Research shows that men tend to be more confident in their opinions and less worried about being publicly wrong….That’s a dynamic I’ve encountered in my own reporting again and again: Women I interview are much more cautious about hewing closely to their own research and area of expertise, and much more likely to insist on speaking off the record when making a controversial or critical argument. My male sources, on the other hand, are much more willing to freely hold forth on whatever I ask about, confident that whatever opinions they might have are useful enough to share with my readers.

The result is often that female experts give me little information beyond what I already know from reading their published work — and that the men’s quotes are the ones that survive final edits.

There are times when I think we could just replace the entire literature of gender politics with the simple phrase “Men are pigs,” and we probably wouldn’t lose much. But I suppose that’s unfair.

For what it’s worth, though, I’ll offer a second take on this problem: journalists are way too addicted to colorful quotes. Hell, they’re too addicted to quotes, period. Sometimes quotes really do make complex subjects easier to understand, but most often they really don’t. They’re just colorful. And human. And they break up all the boring prose about some boring study or other that came to some boring conclusion about some boring problem.

Journalists should use the quote crutch a lot less than they do. The fact that men are willing to spill forth volubly on whatever crosses their minds doesn’t mean you have to put it in print. Unless it offers something genuinely new, just skip it and write in your own words instead. This also forces you to decide what you really want in your own words, instead of dropping in a quote that happens to say what you wanted to say all along, but weren’t allowed to because it would constitute an opinion.

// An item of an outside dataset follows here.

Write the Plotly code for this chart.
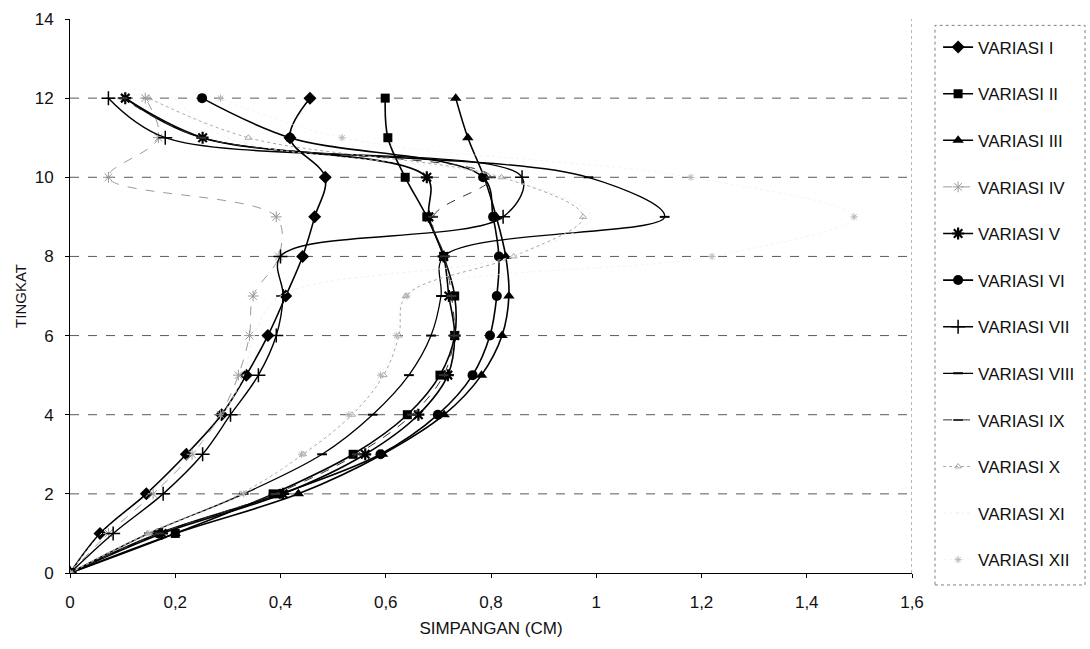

If anything, I’m railing against an even more intractable problem than sexism. Journalism is aimed at people, and people like to hear what other people have to say. Beyond that, quotes demonstrate that you’ve been working the phones and doing real reporting. So there’s not much chance of reducing journalism’s love affair with quotes that do little except to provide color. But it’s worth a try.

POSTSCRIPT: I shouldn’t have to say this, but I will anyway: I’m not talking about every kind of journalism here. If you’re writing a profile, you’re going to use lots of quotes. If you’re writing a man-in-the-street roundup, you’re going to use lots of quotes. There are plenty of times when quotes are useful and appropriate. I just suspect that it’s less often than most reporters think.